The land compensation dimension has attracted separate scrutiny in recent months. In May 2026, the Inspectorate of Government ordered investigations and enforcement action over renewed encroachment on land reserved for the expressway corridor, with the Deputy Inspector General of Government, Anne Twinomugisha Muhairwe, publicly faulting the Works Ministry for failing to decisively act against individuals who had reoccupied gazetted land — in some cases after already receiving compensation payments.

The removal of senior ministry officials fits into a broader pattern of Museveni cracking down on accountability failures across government in the opening months of his new term.
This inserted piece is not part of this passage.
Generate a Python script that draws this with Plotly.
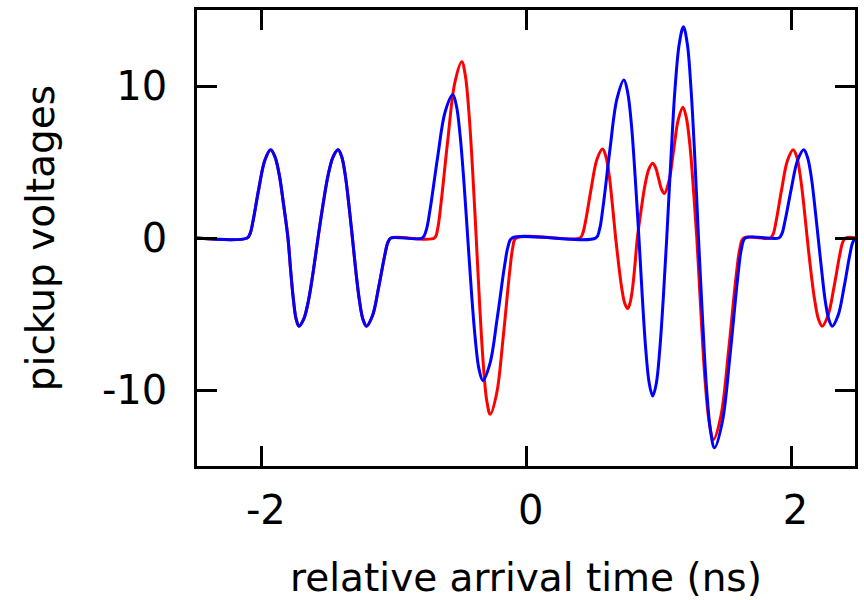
import plotly.graph_objects as go

# ---- data: time (ns) and pickup voltage ----
# two bunch pulses common to both signals
common_t = [-2.5, -2.111, -2.089, -2.067, -2.023, -1.978, -1.934,
            -1.901, -1.868, -1.836, -1.803, -1.782, -1.761, -1.741, -1.720,
            -1.684, -1.648, -1.612, -1.576, -1.538, -1.500, -1.462, -1.424,
            -1.397, -1.370, -1.343, -1.316, -1.290, -1.263, -1.237, -1.210,
            -1.164, -1.118, -1.071, -1.048, -1.025]
common_v = [0, 0, 0.29, 1.1, 3.25, 5.1, 5.8,
            5.34, 4.12, 2.2, 0, -2.2, -4.12, -5.34, -5.8,
            -5.34, -4.12, -2.2, 0, 2.2, 4.12, 5.34, 5.8,
            5.34, 4.12, 2.2, 0, -2.2, -4.12, -5.34, -5.8,
            -5.1, -3.25, -1.1, -0.29, 0]

# blue signal
blue_t3 = [-0.788, -0.760, -0.731, -0.673, -0.616, -0.558,
           -0.530, -0.502, -0.473, -0.445, -0.417, -0.388, -0.360, -0.331,
           -0.277, -0.222, -0.166, -0.138, -0.110]
blue_v3 = [0, 0.47, 1.79, 5.28, 8.29, 9.42,
           8.67, 6.69, 3.58, 0, -3.56, -6.66, -8.63, -9.38,
           -8.25, -5.25, -1.78, -0.47, 0]
blue_t4 = [0.522, 0.549, 0.576, 0.629, 0.682, 0.735,
           0.763, 0.792, 0.820, 0.848, 0.874, 0.900, 0.926, 0.952,
           0.979, 1.005, 1.032, 1.058, 1.090, 1.121, 1.153, 1.184,
           1.213, 1.241, 1.270, 1.298, 1.328, 1.358, 1.389, 1.419,
           1.477, 1.536, 1.594, 1.623, 1.652]
blue_v4 = [0, 0.52, 1.98, 5.82, 9.15, 10.4,
           9.57, 7.38, 3.95, 0, -3.95, -7.38, -9.57, -10.4,
           -9.57, -7.38, -3.95, 0, 5.28, 9.87, 12.79, 13.9,
           12.79, 9.87, 5.28, 0, -5.24, -9.8, -12.7, -13.8,
           -12.14, -7.73, -2.62, -0.69, 0]
blue_t5 = [1.904, 1.928, 1.951, 1.999, 2.046, 2.093,
           2.120, 2.148, 2.175, 2.202, 2.229, 2.255, 2.282, 2.308,
           2.352, 2.397, 2.441, 2.463, 2.485, 2.5]
blue_v5 = [0, 0.29, 1.1, 3.25, 5.1, 5.8,
           5.34, 4.12, 2.2, 0, -2.2, -4.12, -5.34, -5.8,
           -5.1, -3.25, -1.1, -0.29, 0, 0]

# red signal
red_t3 = [-0.697, -0.673, -0.648, -0.595, -0.543, -0.490,
          -0.463, -0.436, -0.408, -0.381, -0.355, -0.328, -0.302, -0.275,
          -0.226, -0.177, -0.128, -0.104, -0.080]
red_v3 = [0, 0.58, 2.2, 6.5, 10.2, 11.6,
          10.67, 8.24, 4.41, 0, -4.41, -8.24, -10.67, -11.6,
          -10.2, -6.5, -2.2, -0.58, 0]
red_t4 = [0.402, 0.423, 0.445, 0.488, 0.530, 0.573,
          0.598, 0.623, 0.647, 0.672, 0.695, 0.718, 0.740, 0.763,
          0.781, 0.800, 0.818, 0.836, 0.865, 0.894, 0.923, 0.952,
          0.974, 0.996, 1.018, 1.040, 1.075, 1.110, 1.145, 1.180,
          1.206, 1.233, 1.259, 1.285, 1.317, 1.348, 1.380, 1.411,
          1.468, 1.525, 1.582, 1.611, 1.639]
red_v4 = [0, 0.29, 1.11, 3.28, 5.15, 5.85,
          5.38, 4.15, 2.24, 0, -1.76, -3.29, -4.27, -4.64,
          -4.27, -3.29, -1.76, 0, 1.87, 3.49, 4.53, 4.92,
          4.63, 3.93, 3.22, 2.93, 3.76, 5.77, 7.78, 8.61,
          7.92, 6.11, 3.27, 0, -5.04, -9.41, -12.19, -13.25,
          -11.66, -7.42, -2.52, -0.66, 0]
red_t5 = [1.841, 1.863, 1.884, 1.927, 1.970, 2.013,
          2.040, 2.066, 2.093, 2.119, 2.147, 2.176, 2.204, 2.232,
          2.276, 2.321, 2.365, 2.387, 2.409, 2.5]
red_v5 = [0, 0.29, 1.1, 3.25, 5.1, 5.8,
          5.34, 4.12, 2.2, 0, -2.2, -4.12, -5.34, -5.8,
          -5.1, -3.25, -1.1, -0.29, 0, 0]

x_ticks = [-2, 0, 2]
y_ticks = [-10, 0, 10]

blue_t = common_t + blue_t3 + blue_t4 + blue_t5
blue_v = common_v + blue_v3 + blue_v4 + blue_v5
red_t = common_t + red_t3 + red_t4 + red_t5
red_v = common_v + red_v3 + red_v4 + red_v5

FONT = "DejaVu Sans"

fig = go.Figure()
fig.add_trace(go.Scatter(x=red_t, y=red_v, mode="lines",
                         line=dict(color="#ff0000", width=3, shape="spline", smoothing=1),
                         showlegend=False, hoverinfo="skip"))
fig.add_trace(go.Scatter(x=blue_t, y=blue_v, mode="lines",
                         line=dict(color="#0000ff", width=3, shape="spline", smoothing=1),
                         showlegend=False, hoverinfo="skip"))

axis_common = dict(showline=True, mirror="ticks", linecolor="black", linewidth=2.5,
                   ticks="inside", ticklen=20, tickwidth=2.5, tickcolor="black",
                   showgrid=False, zeroline=False, automargin=False,
                   tickfont=dict(family=FONT, size=40, color="black"))

fig.update_xaxes(range=[-2.49, 2.48], tickvals=x_ticks, ticktext=[str(v) for v in x_ticks],
                 ticklabelstandoff=7, ticklabelshift=4,
                 title=dict(text="relative arrival time (ns)",
                            font=dict(family=FONT, size=39, color="black"), standoff=34),
                 **axis_common)
fig.update_yaxes(range=[-15, 15], tickvals=y_ticks, ticktext=[str(v) for v in y_ticks],
                 ticklabelstandoff=19,
                 title=dict(text="pickup voltages",
                            font=dict(family=FONT, size=39, color="black"), standoff=36),
                 **axis_common)

fig.update_layout(width=864, height=600,
                  margin=dict(l=197, r=9, t=10, b=134, autoexpand=False),
                  plot_bgcolor="white", paper_bgcolor="white",
                  font=dict(family=FONT, color="black"))

# page body has a default 8px margin; remove it so the figure sits at the page origin
fig.write_html("out.html", config={"displayModeBar": False},
               post_script="document.body.style.margin='0';")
In May 2026, the President sent three senior officials at the Ministry of Internal Affairs — including its Permanent Secretary, Lt Gen Joseph Musanyufu, and a senior police officer — on six months of forced leave over a separate Shs31.37 billion corruption scandal involving the maintenance of Uganda’s national CCTV surveillance network. Museveni has repeatedly warned in public forums that corruption will not be tolerated, describing the country’s annual loss to graft — estimated by the Inspector General of Government at approximately Shs10 trillion — as unconscionable.

The Works Ministry shake-up also follows a broader structural overhaul of the transport docket, including the elevation of Fred Byamukama to the Cabinet and the redeployment of Gen Edward Katumba Wamala. The winding up of the Uganda National Roads Authority and the transfer of its mandate back to the ministry has further raised the pressure on the ministry’s technical leadership to deliver measurable results.

For communities along the Busega-Mpigi corridor and the millions of commuters who endure daily gridlock on the Kampala-Masaka road, the accountability intervention will be watched closely — as will the question of whether the latest shake-up translates into faster, cleaner delivery of a project that is already a decade in the making.